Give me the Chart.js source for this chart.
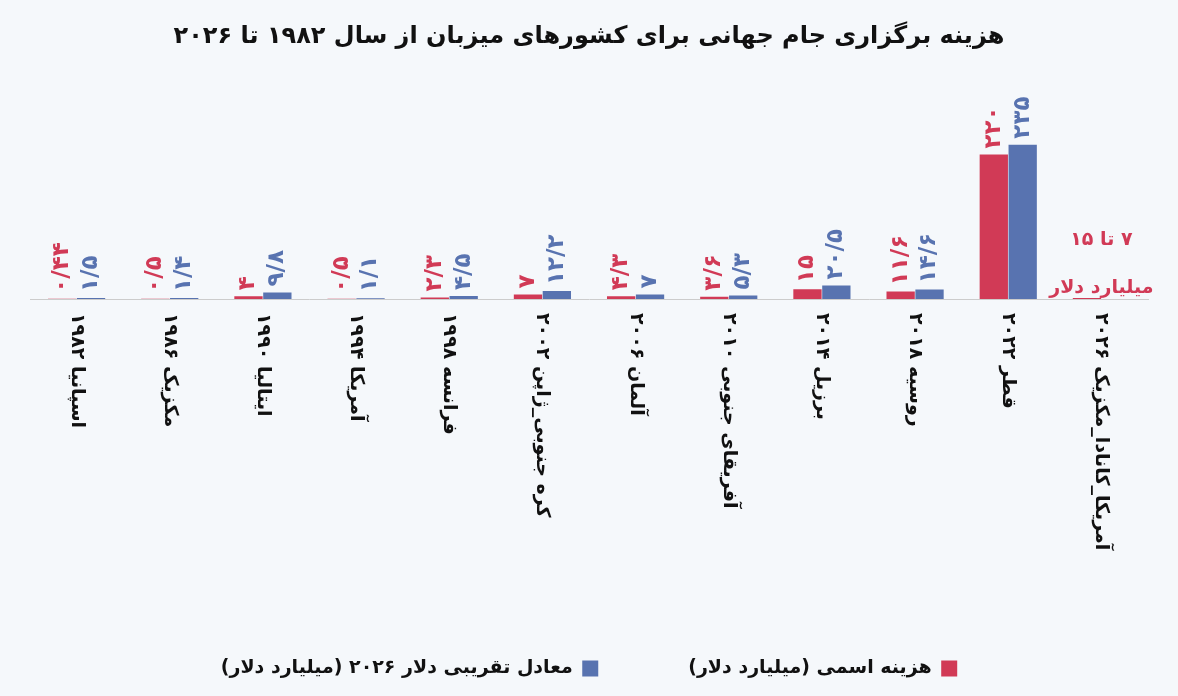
<!DOCTYPE html>
<html><head><meta charset="utf-8">
<script src="https://cdn.jsdelivr.net/npm/chart.js@4"></script>
<style>html,body{margin:0;background:#f5f8fb;}#w{width:1178px;height:696px;position:relative}</style>
</head><body><div id="w"><canvas id="c" width="1178" height="696"></canvas></div>
<script>
const categories = ["۱۹۸۲ اسپانیا","۱۹۸۶ مکزیک","۱۹۹۰ ایتالیا","۱۹۹۴ آمریکا","۱۹۹۸ فرانسه","۲۰۰۲ کره جنوبی_ژاپن","۲۰۰۶ آلمان","۲۰۱۰ آفریقای جنوبی","۲۰۱۴ برزیل","۲۰۱۸ روسیه","۲۰۲۲ قطر","۲۰۲۶ آمریکا_کانادا_مکزیک"];
const nominal = [0.44,0.5,4,0.5,2.3,7,4.3,3.6,15,11.6,220,1.5];
const adjusted2026 = [1.5,1.4,9.8,1.1,4.5,12.2,7,5.3,20.5,14.6,235,null];
const nominalLabels = ["۰/۴۴","۰/۵","۴","۰/۵","۲/۳","۷","۴/۳","۳/۶","۱۵","۱۱/۶","۲۲۰",""];
const adjustedLabels = ["۱/۵","۱/۴","۹/۸","۱/۱","۴/۵","۱۲/۲","۷","۵/۳","۲۰/۵","۱۴/۶","۲۳۵",""];
const seriesNames = ["هزینه اسمی (میلیارد دلار)","معادل تقریبی دلار ۲۰۲۶ (میلیارد دلار)"];
const titleText = "هزینه برگزاری جام جهانی برای کشورهای میزبان از سال ۱۹۸۲ تا ۲۰۲۶";
const RED="#d13a56", BLUE="#5873b0", F="'DejaVu Sans'";

const labelPlugin={id:'lbl',afterDatasetsDraw(ch){
  const ctx=ch.ctx; const xs=ch.scales.x;
  [[0,nominalLabels,RED],[1,adjustedLabels,BLUE]].forEach(([di,labs,col])=>{
    ch.getDatasetMeta(di).data.forEach((el,i)=>{
      if(!labs[i])return;
      ctx.save();ctx.translate(el.x,el.y-6);ctx.rotate(-Math.PI/2);
      ctx.fillStyle=col;ctx.font="bold 23px "+F;ctx.textAlign='left';ctx.textBaseline='middle';
      ctx.fillText(labs[i],0,0);ctx.restore();
    });
  });
  const x=xs.getPixelForValue(11);
  const yb=ch.chartArea.bottom;
  ctx.save();ctx.fillStyle=RED;ctx.font="bold 19px "+F;ctx.textAlign='center';ctx.direction='rtl';
  ctx.fillText("۷ تا ۱۵",x,yb-59);ctx.fillText("میلیارد دلار",x,yb-11);ctx.restore();
  categories.forEach((c,i)=>{
    const px=xs.getPixelForValue(i);
    ctx.save();ctx.translate(px,yb+14);ctx.rotate(Math.PI/2);
    ctx.fillStyle="#111";ctx.font="bold 19px "+F;ctx.textAlign='left';ctx.textBaseline='middle';ctx.direction='ltr';
    ctx.fillText(c,0,0);ctx.restore();
  });
}};
new Chart(document.getElementById('c'),{type:'bar',
 data:{labels:categories,datasets:[
  {label:seriesNames[0],data:nominal,backgroundColor:RED},
  {label:seriesNames[1],data:adjusted2026,backgroundColor:BLUE}]},
 options:{responsive:false,animation:false,
  layout:{padding:{left:30,right:30,top:0,bottom:8}},
  plugins:{title:{display:true,text:titleText,color:"#111",font:{family:F,size:24,weight:'bold'},padding:{top:22,bottom:38}},
   legend:{position:'bottom',rtl:true,labels:{boxWidth:16,boxHeight:16,color:"#111",font:{family:F,size:19,weight:'bold'},padding:90}},
   tooltip:{enabled:false}},
  scales:{x:{grid:{display:false},border:{color:"#ccc"},ticks:{display:false},afterFit(s){s.height=270;}},
   y:{display:false,min:0,max:320}},
  datasets:{bar:{categoryPercentage:0.62,barPercentage:0.98}}},
 plugins:[labelPlugin]});
</script></body></html>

▶ **Aim of the exercise**: Without the pictures, copy the material exactly as given.

▶ **Reply**:
Give me the Chart.js source for this chart.
<!DOCTYPE html>
<html><head><meta charset="utf-8">
<script src="https://cdn.jsdelivr.net/npm/chart.js@4"></script>
<style>html,body{margin:0;background:#f5f8fb;}#w{width:1178px;height:696px;position:relative}</style>
</head><body><div id="w"><canvas id="c" width="1178" height="696"></canvas></div>
<script>
const categories = ["۱۹۸۲ اسپانیا","۱۹۸۶ مکزیک","۱۹۹۰ ایتالیا","۱۹۹۴ آمریکا","۱۹۹۸ فرانسه","۲۰۰۲ کره جنوبی_ژاپن","۲۰۰۶ آلمان","۲۰۱۰ آفریقای جنوبی","۲۰۱۴ برزیل","۲۰۱۸ روسیه","۲۰۲۲ قطر","۲۰۲۶ آمریکا_کانادا_مکزیک"];
const nominal = [0.44,0.5,4,0.5,2.3,7,4.3,3.6,15,11.6,220,1.5];
const adjusted2026 = [1.5,1.4,9.8,1.1,4.5,12.2,7,5.3,20.5,14.6,235,null];
const nominalLabels = ["۰/۴۴","۰/۵","۴","۰/۵","۲/۳","۷","۴/۳","۳/۶","۱۵","۱۱/۶","۲۲۰",""];
const adjustedLabels = ["۱/۵","۱/۴","۹/۸","۱/۱","۴/۵","۱۲/۲","۷","۵/۳","۲۰/۵","۱۴/۶","۲۳۵",""];
const seriesNames = ["هزینه اسمی (میلیارد دلار)","معادل تقریبی دلار ۲۰۲۶ (میلیارد دلار)"];
const titleText = "هزینه برگزاری جام جهانی برای کشورهای میزبان از سال ۱۹۸۲ تا ۲۰۲۶";
const RED="#d13a56", BLUE="#5873b0", F="'DejaVu Sans'";

const labelPlugin={id:'lbl',afterDatasetsDraw(ch){
  const ctx=ch.ctx; const xs=ch.scales.x;
  [[0,nominalLabels,RED],[1,adjustedLabels,BLUE]].forEach(([di,labs,col])=>{
    ch.getDatasetMeta(di).data.forEach((el,i)=>{
      if(!labs[i])return;
      ctx.save();ctx.translate(el.x,el.y-6);ctx.rotate(-Math.PI/2);
      ctx.fillStyle=col;ctx.font="bold 23px "+F;ctx.textAlign='left';ctx.textBaseline='middle';
      ctx.fillText(labs[i],0,0);ctx.restore();
    });
  });
  const x=xs.getPixelForValue(11);
  const yb=ch.chartArea.bottom;
  ctx.save();ctx.fillStyle=RED;ctx.font="bold 19px "+F;ctx.textAlign='center';ctx.direction='rtl';
  ctx.fillText("۷ تا ۱۵",x,yb-59);ctx.fillText("میلیارد دلار",x,yb-11);ctx.restore();
  categories.forEach((c,i)=>{
    const px=xs.getPixelForValue(i);
    ctx.save();ctx.translate(px,yb+14);ctx.rotate(Math.PI/2);
    ctx.fillStyle="#111";ctx.font="bold 19px "+F;ctx.textAlign='left';ctx.textBaseline='middle';ctx.direction='ltr';
    ctx.fillText(c,0,0);ctx.restore();
  });
}};
new Chart(document.getElementById('c'),{type:'bar',
 data:{labels:categories,datasets:[
  {label:seriesNames[0],data:nominal,backgroundColor:RED},
  {label:seriesNames[1],data:adjusted2026,backgroundColor:BLUE}]},
 options:{responsive:false,animation:false,
  layout:{padding:{left:30,right:30,top:0,bottom:8}},
  plugins:{title:{display:true,text:titleText,color:"#111",font:{family:F,size:24,weight:'bold'},padding:{top:22,bottom:38}},
   legend:{position:'bottom',rtl:true,labels:{boxWidth:16,boxHeight:16,color:"#111",font:{family:F,size:19,weight:'bold'},padding:90}},
   tooltip:{enabled:false}},
  scales:{x:{grid:{display:false},border:{color:"#ccc"},ticks:{display:false},afterFit(s){s.height=270;}},
   y:{display:false,min:0,max:320}},
  datasets:{bar:{categoryPercentage:0.62,barPercentage:0.98}}},
 plugins:[labelPlugin]});
</script></body></html>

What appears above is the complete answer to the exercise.